═══ Listed records ═══

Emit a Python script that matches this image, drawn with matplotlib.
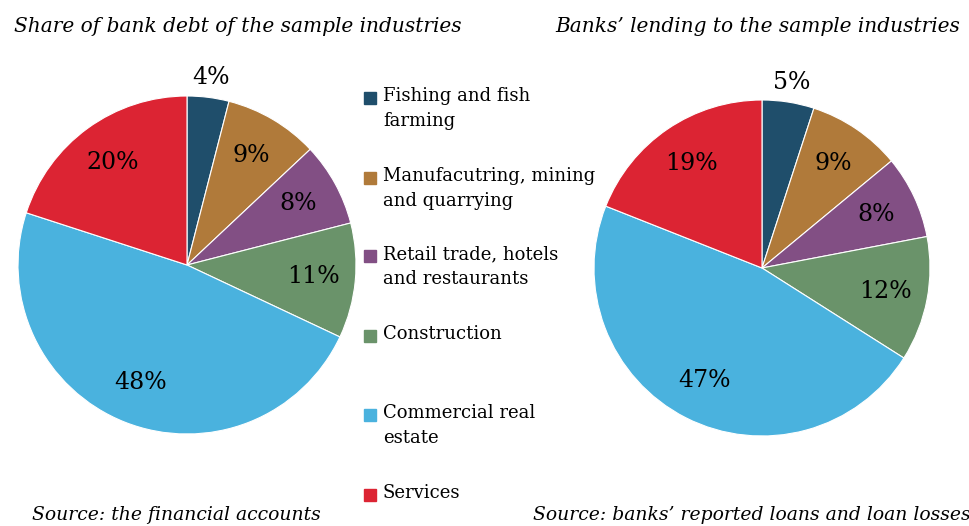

═══
═══ Listed records ═══

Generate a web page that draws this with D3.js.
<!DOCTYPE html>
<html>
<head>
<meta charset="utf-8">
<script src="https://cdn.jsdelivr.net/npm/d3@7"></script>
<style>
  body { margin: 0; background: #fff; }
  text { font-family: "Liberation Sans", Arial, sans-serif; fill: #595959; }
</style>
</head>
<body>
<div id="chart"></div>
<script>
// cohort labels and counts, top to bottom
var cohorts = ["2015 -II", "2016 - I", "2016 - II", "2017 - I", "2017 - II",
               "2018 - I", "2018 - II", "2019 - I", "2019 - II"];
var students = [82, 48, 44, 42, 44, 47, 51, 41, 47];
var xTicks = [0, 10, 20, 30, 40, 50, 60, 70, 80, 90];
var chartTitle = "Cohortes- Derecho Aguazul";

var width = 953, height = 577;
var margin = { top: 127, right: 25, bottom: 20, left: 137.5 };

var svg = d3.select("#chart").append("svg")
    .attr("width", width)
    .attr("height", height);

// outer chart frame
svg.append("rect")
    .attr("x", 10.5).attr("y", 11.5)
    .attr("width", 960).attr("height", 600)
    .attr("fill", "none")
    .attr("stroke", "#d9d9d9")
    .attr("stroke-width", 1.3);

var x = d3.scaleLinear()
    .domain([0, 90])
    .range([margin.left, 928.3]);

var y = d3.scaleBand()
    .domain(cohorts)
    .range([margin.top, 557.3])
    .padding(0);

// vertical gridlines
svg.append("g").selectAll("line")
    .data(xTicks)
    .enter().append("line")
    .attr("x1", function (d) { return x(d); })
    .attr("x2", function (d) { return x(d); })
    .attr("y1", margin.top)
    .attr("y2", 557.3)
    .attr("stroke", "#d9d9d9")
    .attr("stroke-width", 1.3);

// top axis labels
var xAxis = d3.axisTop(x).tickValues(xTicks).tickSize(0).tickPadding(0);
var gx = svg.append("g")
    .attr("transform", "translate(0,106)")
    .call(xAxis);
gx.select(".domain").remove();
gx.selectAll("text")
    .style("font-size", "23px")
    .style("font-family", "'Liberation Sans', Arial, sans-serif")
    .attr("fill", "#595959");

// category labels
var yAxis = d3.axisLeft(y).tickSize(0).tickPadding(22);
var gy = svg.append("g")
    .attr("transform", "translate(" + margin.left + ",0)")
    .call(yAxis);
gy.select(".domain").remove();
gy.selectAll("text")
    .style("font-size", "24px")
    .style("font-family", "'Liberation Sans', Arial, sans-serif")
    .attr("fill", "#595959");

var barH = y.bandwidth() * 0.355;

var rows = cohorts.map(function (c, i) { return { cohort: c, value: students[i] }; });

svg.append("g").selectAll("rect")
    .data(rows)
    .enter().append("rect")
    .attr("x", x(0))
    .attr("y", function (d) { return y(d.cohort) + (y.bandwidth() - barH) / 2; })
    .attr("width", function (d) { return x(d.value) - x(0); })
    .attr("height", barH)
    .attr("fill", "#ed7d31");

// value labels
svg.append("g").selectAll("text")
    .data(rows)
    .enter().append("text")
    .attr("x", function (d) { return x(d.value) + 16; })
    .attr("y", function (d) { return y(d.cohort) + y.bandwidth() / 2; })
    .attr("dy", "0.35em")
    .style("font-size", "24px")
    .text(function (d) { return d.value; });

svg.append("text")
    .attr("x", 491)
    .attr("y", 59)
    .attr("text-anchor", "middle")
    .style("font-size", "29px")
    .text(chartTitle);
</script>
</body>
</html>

═══

_Exercise details_
Pick each line holding the word "that" out of the listing.

_Task answer_
Emit a Python script that matches this image, drawn with matplotlib.
Generate a web page that draws this with D3.js.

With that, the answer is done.